Andrés Spiller at the Facultad de Derecho led a difficult programme where again the high point was Da Dalt´s splendid playing, this time in the arduous and interesting Penderecki Flute Concerto, one of the better works of the period following his avant-garde stance. I found little of interest in Amanda Guerreño´s "Resonancias" (premiere). The "Rückert Lieder" by Mahler can be a moving occasion, but not as sung by Susanna Moncayo, whose style is lamentably impregnated by her incursions into popular music. A very professional version of Ravel´s marvelous Second Suite from "Daphnis and Chloe" closed the evening.
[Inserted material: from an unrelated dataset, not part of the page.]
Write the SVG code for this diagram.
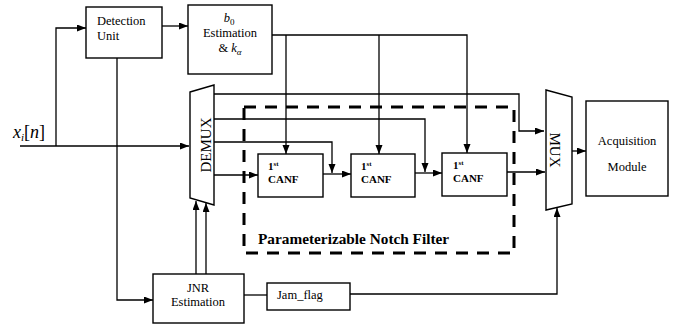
<svg xmlns="http://www.w3.org/2000/svg" width="688" height="332" viewBox="0 0 688 332">
<style>
  .box{fill:#fff;stroke:#000;stroke-width:1.4}
  .ln{fill:none;stroke:#000;stroke-width:1.3}
  .arr{marker-end:url(#ah)}
  .t{font-family:"Liberation Serif","Times New Roman",serif;font-size:12.5px;fill:#000}
  .b{font-family:"Liberation Serif","Times New Roman",serif;font-weight:bold;fill:#000}
  .m{font-family:"Liberation Serif","Times New Roman",serif;fill:#000}
</style>
<defs>
  <marker id="ah" markerUnits="userSpaceOnUse" markerWidth="10" markerHeight="8" refX="9" refY="3.5" orient="auto">
    <path d="M0,0 L9,3.5 L0,7 z" fill="#000"/>
  </marker>
</defs>
<rect width="688" height="332" fill="#fff"/>

<g id="notch-filter">
  <rect x="244" y="107" width="270" height="146" fill="none" stroke="#000" stroke-width="3" stroke-dasharray="12 9"/>
  <text class="b" x="258" y="244" font-size="15.3">Parameterizable Notch Filter</text>
</g>

<g id="connectors">
  <path class="ln arr" d="M20,146 H189"/>
  <path class="ln arr" d="M56,146 V28 H86"/>
  <path class="ln arr" d="M162,26 H188"/>
  <path class="ln arr" d="M117,58 V300 H153"/>
  <path class="ln arr" d="M272,35 H467 V153"/>
  <path class="ln arr" d="M286,35 V154"/>
  <path class="ln arr" d="M379,35 V154"/>
  <path class="ln arr" d="M214,94 H519 V131 H544"/>
  <path class="ln arr" d="M214,119 H425 V172"/>
  <path class="ln arr" d="M214,142 H332 V173"/>
  <path class="ln arr" d="M214,175 H258"/>
  <path class="ln arr" d="M323,174 H351"/>
  <path class="ln arr" d="M415,173 H442"/>
  <path class="ln arr" d="M507,172 H545"/>
  <path class="ln arr" d="M572,151 H586"/>
  <path class="ln arr" d="M196,274 V201"/>
  <path class="ln arr" d="M206,274 V203"/>
  <path class="ln" d="M244,295 H267"/>
  <path class="ln arr" d="M350,294 H557 V208"/>
</g>

<g id="input-label">
  <text class="m" x="13" y="138" font-size="18" font-style="italic">x<tspan font-size="11" dy="3">i</tspan><tspan dy="-3" font-style="normal">[</tspan>n<tspan font-style="normal">]</tspan></text>
</g>

<g id="detection-unit">
  <rect class="box" x="86" y="7" width="76" height="51"/>
  <text class="t" x="97" y="25">Detection</text>
  <text class="t" x="97" y="40">Unit</text>
</g>

<g id="b0-estimation">
  <rect class="box" x="188" y="5" width="84" height="69"/>
  <text class="t" x="229" y="22" text-anchor="middle"><tspan font-style="italic">b</tspan><tspan font-size="9" dy="3">0</tspan></text>
  <text class="t" x="230" y="37" text-anchor="middle">Estimation</text>
  <text class="t" x="230" y="52" text-anchor="middle">&amp; <tspan font-style="italic">k</tspan><tspan font-style="italic" font-size="9" dy="3">α</tspan></text>
</g>

<g id="demux">
  <polygon class="box" points="190,92 214,85 214,205 190,198"/>
  <text class="m" transform="translate(211,145) rotate(-90)" text-anchor="middle" font-size="15">DEMUX</text>
</g>

<g id="canf1">
  <rect class="box" x="258" y="154" width="65" height="43"/>
  <text class="b" x="268" y="170" font-size="11">1<tspan font-size="7" dy="-4">st</tspan></text>
  <text class="b" x="268" y="183" font-size="11">CANF</text>
</g>
<g id="canf2">
  <rect class="box" x="351" y="154" width="64" height="43"/>
  <text class="b" x="361" y="170" font-size="11">1<tspan font-size="7" dy="-4">st</tspan></text>
  <text class="b" x="361" y="183" font-size="11">CANF</text>
</g>
<g id="canf3">
  <rect class="box" x="442" y="153" width="65" height="43"/>
  <text class="b" x="453" y="169" font-size="11">1<tspan font-size="7" dy="-4">st</tspan></text>
  <text class="b" x="453" y="182" font-size="11">CANF</text>
</g>

<g id="mux">
  <polygon class="box" points="546,90 572,97 572,204 546,210"/>
  <text class="m" transform="translate(550,150) rotate(90)" text-anchor="middle" font-size="15">MUX</text>
</g>

<g id="acquisition-module">
  <rect class="box" x="586" y="101" width="82" height="95"/>
  <text class="t" x="627" y="145" text-anchor="middle">Acquisition</text>
  <text class="t" x="627" y="171" text-anchor="middle">Module</text>
</g>

<g id="jnr-estimation">
  <rect class="box" x="153" y="274" width="91" height="49"/>
  <text class="t" x="198" y="292" text-anchor="middle">JNR</text>
  <text class="t" x="198" y="306" text-anchor="middle">Estimation</text>
</g>

<g id="jam-flag">
  <rect class="box" x="267" y="283" width="83" height="27"/>
  <text class="t" x="277" y="299">Jam_flag</text>
</g>
</svg>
There were two worthwhile events at the Teatro Argentino of La Plata: a concert version of "La Damnation de Faust" by Berlioz and the mighty Second Symphony ("Resurrection") by Mahler. This is the sort of repertoire that makes an orchestra grow, and whilst the Argentino´s isn´t quite first-rate yet, it has certainly made great strides during the last years under Anzolini and Pérez. "La Damnation…" is a fascinating score; the composer didn´t call it opera, so I actually prefer a concert version, for its narrative is too disjointed but the music is wonderful. Pérez got a reasonably clean job from the orchestra, but the choir sounded a bit too backward and imprecise (director, Miguel F. Martínez). Hernán Iturralde was the best soloist as Mephisto, articulated with skill. María Luján Mirabelli gave us a warm and well-sung Marguerite, not as Italianate as I feared. Unfortunately Carlos Bengolea can no longer face the awesome requirements of this Faust. I was sorry that there were cuts, especially in the fantastic Pandemonium, the most advanced fragment of the score.

Luis Gorelik tackled the enormous Mahler Second with responsibility and fine technique, giving us an honorable account of this transcendent work. He didn´t plumb the depths, but then, few can. The Choir under Martínez sounded well and the orchestra mostly coped with the difficulties, apart from a bad trombone patch. Alejandra Malvino was noble in "Urlicht" and Ana Laura Menéndez sounded crystalline but uninvolved. It was a La Plata premiere.

A lot remains unreviewed; so be it, space is a tyrant.